In terms of security, especially for custom domains on status pages, we employ CertManager within our Kubernetes clusters to automate the management and issuance of TLS certificates, streamlining the security operations without manual interventions.
So, let's put it all together in a rough diagram.
This architecture guarantees that every component is stateless and scalable across multiple instances or geographic locations, wherever Kubernetes can be deployed. The agility that Kubernetes, Redis, and NGINX provide in our setup ensures that we can serve users efficiently and maintain high availability and reliability across ilert.
ilert status pages today
In April 2022, we made ilert status pages available for all our customers. As we continue to innovate and improve, our Kubernetes clusters are now operational in multiple key regions, with plans for further expansion. We also introduced a new type—audience-specific-status pages, and brand new authentication options for our private pages.

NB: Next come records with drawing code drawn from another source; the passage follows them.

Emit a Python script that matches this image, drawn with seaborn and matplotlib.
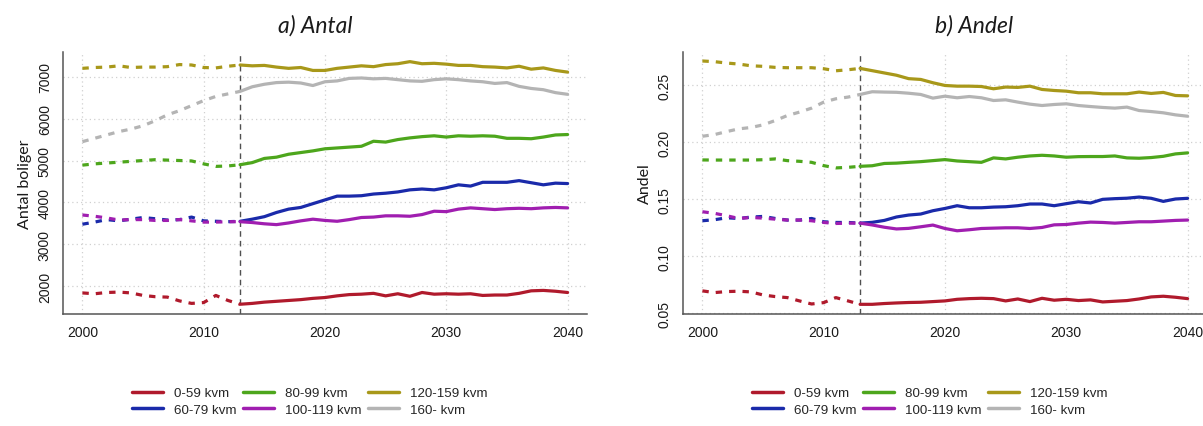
import numpy as np
import pandas as pd
import matplotlib
matplotlib.use("Agg")
import matplotlib.pyplot as plt
from matplotlib.lines import Line2D
import seaborn as sns

# ---- data -------------------------------------------------------------
years = list(range(2000, 2041))
split_year = 2013  # observed up to here, projection afterwards

size_labels = ["0-59 kvm", "60-79 kvm", "80-99 kvm", "100-119 kvm", "120-159 kvm", "160- kvm"]
size_colors = ["#B01A2C", "#1A2AAA", "#4DA61C", "#A01EB0", "#A8981A", "#B4B4B4"]

# Number of dwellings (a) Antal)
antal_0_59 = [1840, 1820, 1850, 1860, 1840, 1780, 1750, 1740, 1650, 1590, 1610, 1780, 1660, 1570,
              1590, 1620, 1640, 1660, 1680, 1710, 1730, 1770, 1800, 1810, 1830, 1770, 1820, 1760,
              1850, 1810, 1820, 1810, 1820, 1780, 1790, 1790, 1830, 1890, 1900, 1880, 1850]
antal_60_79 = [3480, 3530, 3590, 3560, 3600, 3640, 3610, 3580, 3590, 3650, 3560, 3550, 3540, 3550,
               3600, 3660, 3760, 3840, 3880, 3970, 4060, 4150, 4150, 4160, 4200, 4220, 4250, 4300,
               4320, 4300, 4350, 4420, 4390, 4480, 4480, 4480, 4520, 4470, 4420, 4460, 4450]
antal_80_99 = [4890, 4920, 4940, 4960, 4980, 5000, 5020, 5010, 5000, 4990, 4920, 4860, 4870, 4900,
               4950, 5050, 5080, 5150, 5190, 5230, 5280, 5300, 5320, 5340, 5460, 5440, 5500, 5540,
               5570, 5590, 5560, 5590, 5580, 5590, 5580, 5530, 5530, 5520, 5560, 5610, 5620]
antal_100_119 = [3700, 3670, 3630, 3580, 3590, 3590, 3570, 3570, 3590, 3560, 3530, 3530, 3540, 3540,
                 3520, 3490, 3470, 3510, 3560, 3600, 3570, 3550, 3590, 3640, 3650, 3680, 3680, 3670,
                 3710, 3790, 3780, 3840, 3870, 3850, 3830, 3850, 3860, 3850, 3870, 3880, 3870]
antal_120_159 = [7200, 7220, 7230, 7260, 7220, 7230, 7230, 7240, 7290, 7280, 7220, 7210, 7250, 7280,
                 7260, 7270, 7230, 7200, 7220, 7150, 7150, 7200, 7230, 7260, 7240, 7290, 7310, 7360,
                 7310, 7320, 7300, 7270, 7270, 7240, 7230, 7210, 7250, 7180, 7210, 7150, 7110]
antal_160 = [5450, 5530, 5610, 5690, 5750, 5830, 5950, 6090, 6190, 6310, 6430, 6530, 6590, 6650,
             6760, 6820, 6860, 6870, 6850, 6790, 6880, 6900, 6960, 6970, 6950, 6960, 6930, 6900,
             6890, 6930, 6950, 6930, 6900, 6880, 6840, 6860, 6770, 6720, 6690, 6620, 6580]

# Share of dwellings (b) Andel)
andel_0_59 = [0.0696, 0.0681, 0.0690, 0.0693, 0.0687, 0.0660, 0.0646, 0.0637, 0.0608, 0.0581, 0.0593,
              0.0637, 0.0608, 0.0578, 0.0578, 0.0585, 0.0590, 0.0594, 0.0596, 0.0602, 0.0608, 0.0622,
              0.0628, 0.0631, 0.0628, 0.0608, 0.0625, 0.0602, 0.0631, 0.0614, 0.0622, 0.0611, 0.0617,
              0.0599, 0.0605, 0.0611, 0.0625, 0.0643, 0.0649, 0.0640, 0.0628]
andel_60_79 = [0.1312, 0.1321, 0.1338, 0.1332, 0.1344, 0.1350, 0.1332, 0.1318, 0.1318, 0.1332, 0.1303,
               0.1297, 0.1297, 0.1291, 0.1298, 0.1315, 0.1345, 0.1362, 0.1371, 0.1400, 0.1420, 0.1444,
               0.1426, 0.1426, 0.1432, 0.1435, 0.1444, 0.1459, 0.1459, 0.1444, 0.1462, 0.1479, 0.1468,
               0.1500, 0.1506, 0.1510, 0.1520, 0.1509, 0.1482, 0.1503, 0.1509]
andel_80_99 = [0.1846, 0.1845, 0.1845, 0.1845, 0.1845, 0.1848, 0.1855, 0.1840, 0.1834, 0.1825, 0.1796,
               0.1776, 0.1781, 0.1790, 0.1795, 0.1815, 0.1818, 0.1825, 0.1831, 0.1840, 0.1849, 0.1837,
               0.1831, 0.1825, 0.1864, 0.1855, 0.1870, 0.1881, 0.1887, 0.1881, 0.1870, 0.1875, 0.1876,
               0.1876, 0.1881, 0.1864, 0.1861, 0.1867, 0.1878, 0.1899, 0.1908]
andel_100_119 = [0.1391, 0.1377, 0.1356, 0.1332, 0.1341, 0.1335, 0.1326, 0.1318, 0.1318, 0.1312, 0.1297,
                 0.1288, 0.1291, 0.1291, 0.1275, 0.1255, 0.1240, 0.1245, 0.1259, 0.1274, 0.1244, 0.1224,
                 0.1233, 0.1244, 0.1247, 0.1250, 0.1250, 0.1244, 0.1253, 0.1276, 0.1279, 0.1291, 0.1300,
                 0.1297, 0.1291, 0.1297, 0.1303, 0.1303, 0.1309, 0.1315, 0.1318]
andel_120_159 = [0.2715, 0.2709, 0.2697, 0.2688, 0.2673, 0.2668, 0.2659, 0.2656, 0.2656, 0.2656, 0.2647,
                 0.2629, 0.2638, 0.2650, 0.2630, 0.2610, 0.2590, 0.2560, 0.2553, 0.2524, 0.2500, 0.2494,
                 0.2494, 0.2491, 0.2471, 0.2486, 0.2483, 0.2494, 0.2465, 0.2456, 0.2450, 0.2436, 0.2436,
                 0.2427, 0.2427, 0.2427, 0.2442, 0.2430, 0.2439, 0.2412, 0.2409]
andel_160 = [0.2054, 0.2069, 0.2095, 0.2119, 0.2131, 0.2154, 0.2192, 0.2236, 0.2266, 0.2301, 0.2354,
             0.2383, 0.2398, 0.2421, 0.2445, 0.2442, 0.2440, 0.2432, 0.2421, 0.2389, 0.2406, 0.2392,
             0.2403, 0.2392, 0.2368, 0.2374, 0.2354, 0.2336, 0.2324, 0.2333, 0.2339, 0.2324, 0.2315,
             0.2307, 0.2301, 0.2310, 0.2280, 0.2271, 0.2260, 0.2242, 0.2230]

antal_series = [antal_0_59, antal_60_79, antal_80_99, antal_100_119, antal_120_159, antal_160]
andel_series = [andel_0_59, andel_60_79, andel_80_99, andel_100_119, andel_120_159, andel_160]

x_ticks = [2000, 2010, 2020, 2030, 2040]
antal_ticks = [2000, 3000, 4000, 5000, 6000, 7000]
andel_ticks = [0.05, 0.10, 0.15, 0.20, 0.25]

# ---- style ------------------------------------------------------------
sns.set_style("white")
plt.rcParams["font.family"] = ["Liberation Sans", "DejaVu Sans"]

W, H = 1203, 427
fig = plt.figure(figsize=(W / 100, H / 100), dpi=100)

def px_axes(x0, y0, x1, y1):
    return fig.add_axes([x0 / W, 1 - y1 / H, (x1 - x0) / W, (y1 - y0) / H])

ax_a = px_axes(63, 53, 587, 315)
ax_b = px_axes(683, 53, 1207, 315)

grid_kw = dict(color="#D0D0D0", lw=0.9, linestyle=(0, (1, 2.5)))
axis_col = "#555555"

def draw_panel(ax, series, yticks, ylim, yfmt, ylabel):
    for xv in x_ticks:
        ax.axvline(xv, zorder=0, **grid_kw)
    for yv in yticks:
        ax.axhline(yv, zorder=0, **grid_kw)
    ax.axvline(split_year, color="#505050", lw=1.0, linestyle=(0, (4, 3)), zorder=1)

    yr = np.array(years)
    hist = yr <= split_year
    proj = yr >= split_year
    for vals, col in zip(series, size_colors):
        vals = np.array(vals)
        sns.lineplot(x=yr[hist], y=vals[hist], ax=ax, color=col, lw=2.3,
                     linestyle=(0, (2, 2.2)), zorder=3, errorbar=None)
        sns.lineplot(x=yr[proj], y=vals[proj], ax=ax, color=col, lw=2.3,
                     zorder=3, errorbar=None)

    ax.set_xlim(1998.4, 2041.6)
    ax.set_ylim(*ylim)
    ax.set_xticks(x_ticks)
    ax.set_xticklabels([str(v) for v in x_ticks])
    ax.set_yticks(yticks)
    ax.set_yticklabels([yfmt(v) for v in yticks], rotation=90, va="center")
    ax.tick_params(direction="out", length=5, width=1, color=axis_col,
                   labelsize=10, labelcolor="#1a1a1a", pad=3)
    for s in ["top", "right"]:
        ax.spines[s].set_visible(False)
    for s in ["left", "bottom"]:
        ax.spines[s].set_color(axis_col)
        ax.spines[s].set_linewidth(1.1)
    ax.set_xlabel("")
    ax.set_ylabel(ylabel, fontsize=11.5, family=["Lato", "DejaVu Sans"], color="#1a1a1a", labelpad=4)
    ax.grid(False)

draw_panel(ax_a, antal_series, antal_ticks, (1337, 7590), lambda v: f"{v:d}", "Antal boliger")
draw_panel(ax_b, andel_series, andel_ticks, (0.0493, 0.2794), lambda v: f"{v:.2f}", "Andel")

fig.text(315 / W, 1 - 26 / H, "a) Antal", ha="center", va="center", fontsize=16.5,
         style="italic", family=["Lato", "DejaVu Sans"], color="#1a1a1a")
fig.text(974 / W, 1 - 26 / H, "b) Andel", ha="center", va="center", fontsize=16.5,
         style="italic", family=["Lato", "DejaVu Sans"], color="#1a1a1a")

handles = [Line2D([], [], color=c, lw=2.5) for c in size_colors]
for x_left in (132, 752):
    fig.legend(handles, size_labels, loc="upper left",
               bbox_to_anchor=(x_left / W, 1 - 388 / H), ncol=3, frameon=False,
               fontsize=9.6, handlelength=2.3, handletextpad=0.85, columnspacing=0.5,
               labelspacing=0.3, borderpad=0, borderaxespad=0)

fig.savefig("out.png", dpi=100, facecolor="white")
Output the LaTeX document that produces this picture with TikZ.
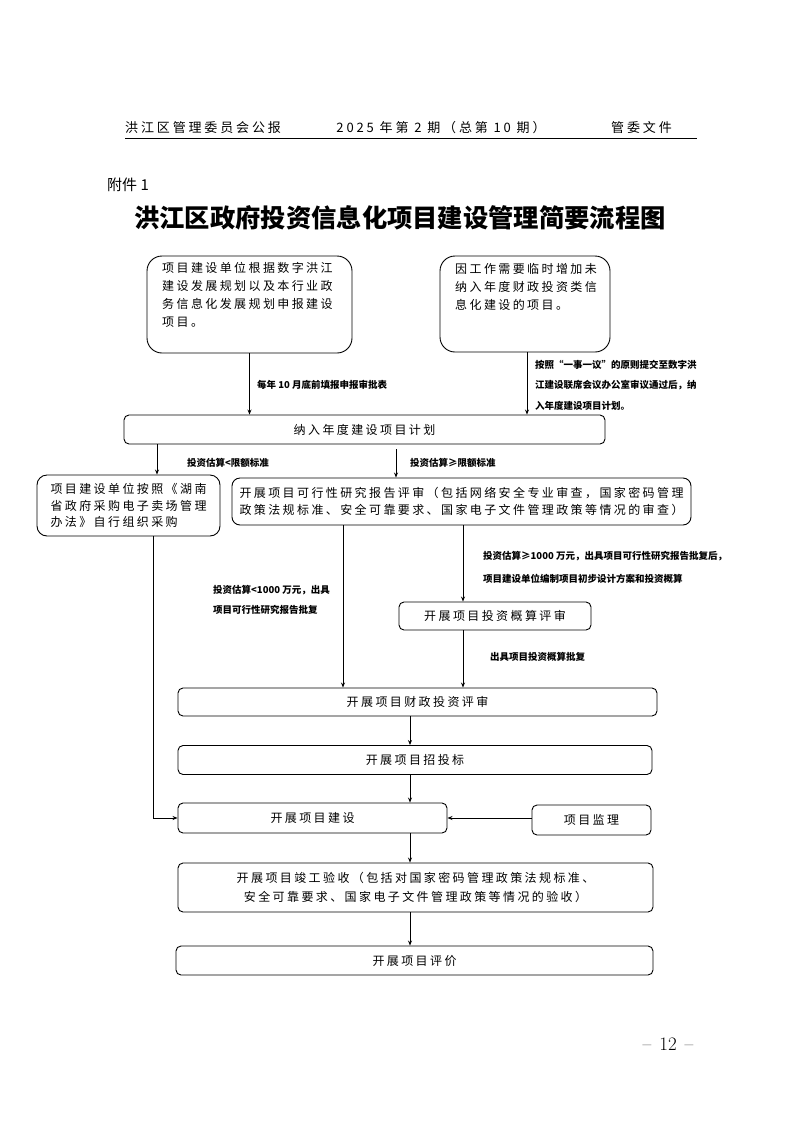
\documentclass[tikz,border=0pt]{standalone}
\usepackage{fontspec}
\usetikzlibrary{arrows.meta,calc}
\newfontfamily\cjk{Noto Sans CJK SC}
\newfontfamily\cjkls[LetterSpace=20]{Noto Sans CJK SC}
\newfontfamily\cjkhd[LetterSpace=22]{Noto Sans CJK SC}
\tikzset{
  flowbox/.style={draw, line width=0.9pt, rounded corners=5pt, inner sep=0pt,
    font=\cjkls\fontsize{12}{17}\selectfont, align=center},
  bigbox/.style={draw, line width=0.9pt, rounded corners=15pt, inner sep=0pt},
  boxtext/.style={inner sep=0pt, font=\cjkls\fontsize{12}{18}\selectfont, align=left},
  lbl/.style={inner sep=0pt, anchor=west, align=left, font=\cjk\bfseries\fontsize{9.5}{20}\selectfont},
  arr/.style={line width=0.9pt, -{Stealth[length=5pt,width=4pt]}},
  hdr/.style={inner sep=0pt, font=\cjkhd\fontsize{13}{13}\selectfont}
}
\begin{document}
\begin{tikzpicture}[x=1pt,y=-1pt]
\useasboundingbox (0,0) rectangle (793,1122);
\fill[white] (0,0) rectangle (793,1122);
% header
\node[hdr, anchor=west] (h1) at (125,128) {洪江区管理委员会公报};
\node[hdr] (h2) at (441,128) {2025 年第 2 期（总第 10 期）};
\node[hdr, anchor=west] (h3) at (611,128) {管委文件};
\draw[line width=1.2pt] (125,138.5) coordinate (hl) -- (697,138.5) coordinate (hr);
\node[inner sep=0pt, anchor=west, font=\cjk\fontsize{15}{15}\selectfont] (att) at (107,185) {附件 1};
\node[inner sep=0pt, font=\cjk\bfseries\fontsize{25.3}{26}\selectfont] (title) at (400,218) {洪江区政府投资信息化项目建设管理简要流程图};

% top boxes
\node[bigbox, minimum width=205pt, minimum height=97pt] (a) at (249.5,304.5) {};
\node[boxtext, anchor=north west] (at) at (162,262) {项目建设单位根据数字洪江\\建设发展规划以及本行业政\\务信息化发展规划申报建设\\项目。};
\node[bigbox, minimum width=170pt, minimum height=96pt] (b) at (525,304) {};
\node[boxtext, anchor=north west] (bt) at (455,263) {因工作需要临时增加未\\纳入年度财政投资类信\\息化建设的项目。};

\node[flowbox, minimum width=481pt, minimum height=29pt] (p) at (364.5,429.5) {纳入年度建设项目计划};

\node[flowbox, rounded corners=10pt, align=left, minimum width=183pt, minimum height=61pt, font=\cjkls\fontsize{12}{16.5}\selectfont] (c) at (128.5,505.5) {项目建设单位按照《湖南\\省政府采购电子卖场管理\\办法》自行组织采购};
\node[flowbox, rounded corners=8pt, align=left, minimum width=459pt, minimum height=47pt, font=\cjkls\fontsize{12}{16.5}\selectfont] (d) at (461.5,501.5) {开展项目可行性研究报告评审（包括网络安全专业审查，国家密码管理\\政策法规标准、安全可靠要求、国家电子文件管理政策等情况的审查）};

\node[flowbox, minimum width=192pt, minimum height=28pt] (e) at (495,616) {开展项目投资概算评审};
\node[flowbox, minimum width=479pt, minimum height=28pt] (f) at (417.5,702) {开展项目财政投资评审};
\node[flowbox, minimum width=474pt, minimum height=29pt] (g) at (415,760) {开展项目招投标};
\node[flowbox, minimum width=269pt, minimum height=30pt] (h) at (312.5,818) {开展项目建设};
\node[flowbox, minimum width=119pt, minimum height=30pt] (i) at (591.5,820) {项目监理};
\node[flowbox, minimum width=475pt, minimum height=49pt, font=\cjkls\fontsize{12}{19}\selectfont] (j) at (415.5,887.5) {开展项目竣工验收（包括对国家密码管理政策法规标准、\\安全可靠要求、国家电子文件管理政策等情况的验收）};
\node[flowbox, minimum width=477pt, minimum height=29pt] (k) at (414.5,960.5) {开展项目评价};

% helper x positions
\coordinate (xc) at (157,0);
\coordinate (xd) at (396,0);
\coordinate (xl) at (153,0);
\coordinate (xf1) at (343,0);
\coordinate (xe) at (463,0);
\coordinate (xm) at (410,0);
\coordinate (xb) at (527,0);

% connectors
\draw[arr] (a.south) -- (a.south |- p.north);
\draw[arr] (xb |- b.south) -- (xb |- p.north);
\draw[arr] (xc |- p.south) -- (xc |- c.north);
\draw[arr] ([yshift=-5pt]xd |- p.south) -- (xd |- d.north);
\draw[arr] (xf1 |- d.south) -- (xf1 |- f.north);
\draw[arr] (xe |- d.south) -- (xe |- e.north);
\draw[arr] (xe |- e.south) -- (xe |- f.north);
\draw[arr] (xm |- f.south) -- (xm |- g.north);
\draw[arr] (xm |- g.south) -- (xm |- h.north);
\draw[arr] (i.west |- h.east) -- (h.east);
\draw[arr] (xl |- c.south) |- (h.west);
\draw[arr] (xm |- h.south) -- (xm |- j.north);
\draw[arr] (xm |- j.south) -- (xm |- k.north);

% labels
\node[lbl] (l1) at (257,385) {每年 10 月底前填报申报审批表};
\node[lbl, anchor=north west, font=\cjk\bfseries\fontsize{9.5}{20.5}\selectfont] (l2) at (535,360) {按照“一事一议”的原则提交至数字洪\\江建设联席会议办公室审议通过后，纳\\入年度建设项目计划。};
\node[lbl] (l3) at (187,463) {投资估算<限额标准};
\node[lbl] (l4) at (410,463) {投资估算≥限额标准};
\node[lbl, font=\cjk\bfseries\fontsize{9.5}{23}\selectfont] (l5) at (483,567.5) {投资估算≥1000 万元，出具项目可行性研究报告批复后，\\项目建设单位编制项目初步设计方案和投资概算};
\node[lbl] (l6) at (213,600) {投资估算<1000 万元，出具\\项目可行性研究报告批复};
\node[lbl] (l7) at (490,657) {出具项目投资概算批复};

% page number
\node[inner sep=0pt, font=\fontsize{19}{19}\selectfont] (pg) at (668,1044) {–\hspace{8pt}12\hspace{8pt}–};
\end{tikzpicture}
\end{document}
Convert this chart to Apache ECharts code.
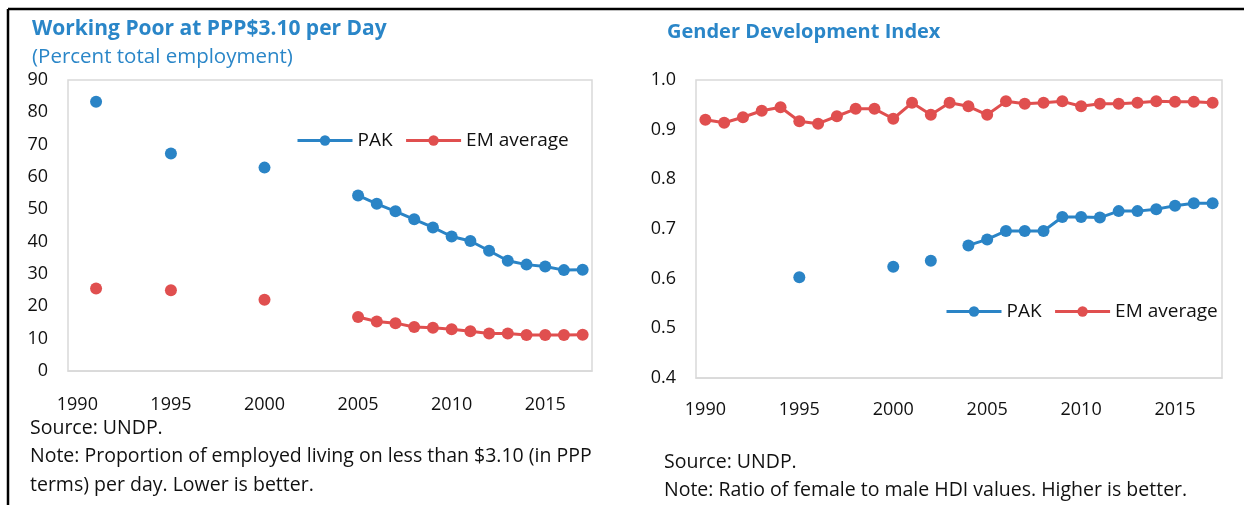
<!DOCTYPE html>
<html>
<head>
<meta charset="utf-8">
<script src="https://cdn.jsdelivr.net/npm/echarts@6/dist/echarts.min.js"></script>
<style>
    html, body { margin: 0; padding: 0; background: #fff; }
    #chart { width: 1244px; height: 505px; }
</style>
</head>
<body>
<div id="chart"></div>
<script>
// years on both x axes
var years = ['1990', '1991', '1992', '1993', '1994', '1995', '1996', '1997', '1998', '1999',
    '2000', '2001', '2002', '2003', '2004', '2005', '2006', '2007', '2008', '2009',
    '2010', '2011', '2012', '2013', '2014', '2015', '2016', '2017'];

// working poor at PPP$3.10 per day, percent of total employment
var pakPoor = [null, 83.3, null, null, null, 67.3, null, null, null, null,
    62.9, null, null, null, null, 54.3, 51.7, 49.4, 46.9, 44.4,
    41.6, 40.2, 37.2, 34.1, 32.9, 32.3, 31.2, 31.3];
var emPoor = [null, 25.5, null, null, null, 25.0, null, null, null, null,
    22.0, null, null, null, null, 16.7, 15.3, 14.8, 13.6, 13.4,
    12.9, 12.3, 11.6, 11.6, 11.1, 11.1, 11.1, 11.2];

// gender development index
var pakGdi = [null, null, null, null, null, 0.603, null, null, null, null,
    0.624, null, 0.636, null, 0.667, 0.679, 0.696, 0.696, 0.696, 0.724,
    0.724, 0.723, 0.736, 0.736, 0.740, 0.747, 0.752, 0.752];
var emGdi = [0.920, 0.914, 0.925, 0.938, 0.945, 0.917, 0.912, 0.927, 0.942, 0.942,
    0.922, 0.954, 0.930, 0.954, 0.947, 0.930, 0.957, 0.952, 0.954, 0.957,
    0.947, 0.952, 0.952, 0.954, 0.957, 0.956, 0.956, 0.954];

var poorTicks = [0, 90, 10];
var gdiTicks = [0.4, 1.0, 0.1];

var blue = '#2a84c6';
var red = '#e04f4f';
var titleBlue = '#2a86c8';
var boxGray = '#d9d9d9';
var font = 'Open Sans';

var chart = echarts.init(document.getElementById('chart'));

// shared x axis settings
function xAxisConfig(gridIndex, margin) {
    return {
        type: 'category',
        gridIndex: gridIndex,
        data: years,
        boundaryGap: true,
        axisLine: { lineStyle: { color: boxGray, width: 1.5 } },
        axisTick: { interval: 0, length: 6, lineStyle: { color: boxGray, width: 1.5 } },
        axisLabel: { interval: 4, margin: margin, color: '#111', fontSize: 18, fontFamily: font },
        splitLine: { show: false }
    };
}

function lineSeries(name, data, color, xi, yi) {
    return {
        name: name,
        type: 'line',
        xAxisIndex: xi,
        yAxisIndex: yi,
        data: data,
        symbol: 'circle',
        symbolSize: 12,
        showAllSymbol: true,
        connectNulls: false,
        itemStyle: { color: color },
        lineStyle: { color: color, width: 3 },
        emphasis: { disabled: true }
    };
}

var legendStyle = {
    orient: 'horizontal',
    itemWidth: 55,
    itemHeight: 13,
    itemGap: 12,
    lineStyle: { width: 3 },
    textStyle: { fontSize: 19, color: '#111', fontFamily: font },
    data: ['PAK', 'EM average']
};

chart.setOption({
    animation: false,
    textStyle: { fontFamily: font },
    title: [
        {
            text: 'Working Poor at PPP$3.10 per Day',
            left: 32, top: 19, padding: 0,
            textStyle: { color: titleBlue, fontSize: 21, fontWeight: 'bold', fontFamily: font }
        },
        {
            text: '(Percent total employment)',
            left: 32, top: 47, padding: 0,
            textStyle: { color: titleBlue, fontSize: 20.5, fontWeight: 'normal', fontFamily: font }
        },
        {
            text: 'Gender Development Index',
            left: 667, top: 22, padding: 0,
            textStyle: { color: titleBlue, fontSize: 20, fontWeight: 'bold', fontFamily: font }
        },
        {
            text: 'Source: UNDP.\nNote: Proportion of employed living on less than $3.10 (in PPP\nterms) per day. Lower is better.',
            left: 30, top: 414, padding: 0,
            textStyle: { color: '#111', fontSize: 19.5, fontWeight: 'normal', lineHeight: 28.5, fontFamily: font }
        },
        {
            text: 'Source: UNDP.\nNote: Ratio of female to male HDI values. Higher is better.',
            left: 664, top: 448, padding: 0,
            textStyle: { color: '#111', fontSize: 19.5, fontWeight: 'normal', lineHeight: 28.5, fontFamily: font }
        }
    ],
    legend: [
        Object.assign({ left: 291, top: 126 }, legendStyle),
        Object.assign({ left: 940, top: 297 }, legendStyle)
    ],
    grid: [
        { left: 68, top: 80, width: 524, height: 291, show: true, borderColor: boxGray, borderWidth: 1.5, backgroundColor: '#fff' },
        { left: 696, top: 80, width: 526, height: 298, show: true, borderColor: boxGray, borderWidth: 1.5, backgroundColor: '#fff' }
    ],
    xAxis: [xAxisConfig(0, 25), xAxisConfig(1, 23)],
    yAxis: [
        {
            type: 'value',
            gridIndex: 0,
            min: poorTicks[0], max: poorTicks[1], interval: poorTicks[2],
            axisLine: { show: false },
            axisTick: { show: false },
            splitLine: { show: false },
            axisLabel: { margin: 20, color: '#111', fontSize: 18, fontFamily: font }
        },
        {
            type: 'value',
            gridIndex: 1,
            min: gdiTicks[0], max: gdiTicks[1], interval: gdiTicks[2],
            axisLine: { show: false },
            axisTick: { show: false },
            splitLine: { show: false },
            axisLabel: {
                margin: 20, color: '#111', fontSize: 18, fontFamily: font,
                formatter: function (v) { return v.toFixed(1); }
            }
        }
    ],
    series: [
        lineSeries('PAK', pakPoor, blue, 0, 0),
        lineSeries('EM average', emPoor, red, 0, 0),
        lineSeries('PAK', pakGdi, blue, 1, 1),
        lineSeries('EM average', emGdi, red, 1, 1)
    ],
    graphic: [
        // black frame, top and left edges only
        { type: 'line', shape: { x1: 8, y1: 9, x2: 1244, y2: 9 }, style: { stroke: '#000', lineWidth: 2.5 } },
        { type: 'line', shape: { x1: 8, y1: 9, x2: 8, y2: 505 }, style: { stroke: '#000', lineWidth: 2.5 } }
    ]
});
</script>
</body>
</html>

ilert's built-in status pages within the incident management platform are inherently more reliable and robust than standalone solutions because they integrate with existing workflows, ensuring real-time synchronization of incident updates. Unlike separate tools that rely on external APIs or manual processes, an integrated status page automatically reflects the current status of the systems without delay, reducing the risk of outdated or incorrect information being displayed. Additionally, this tight integration simplifies maintenance, eliminates compatibility issues, and enhances data security by avoiding sharing sensitive information with third-party platforms.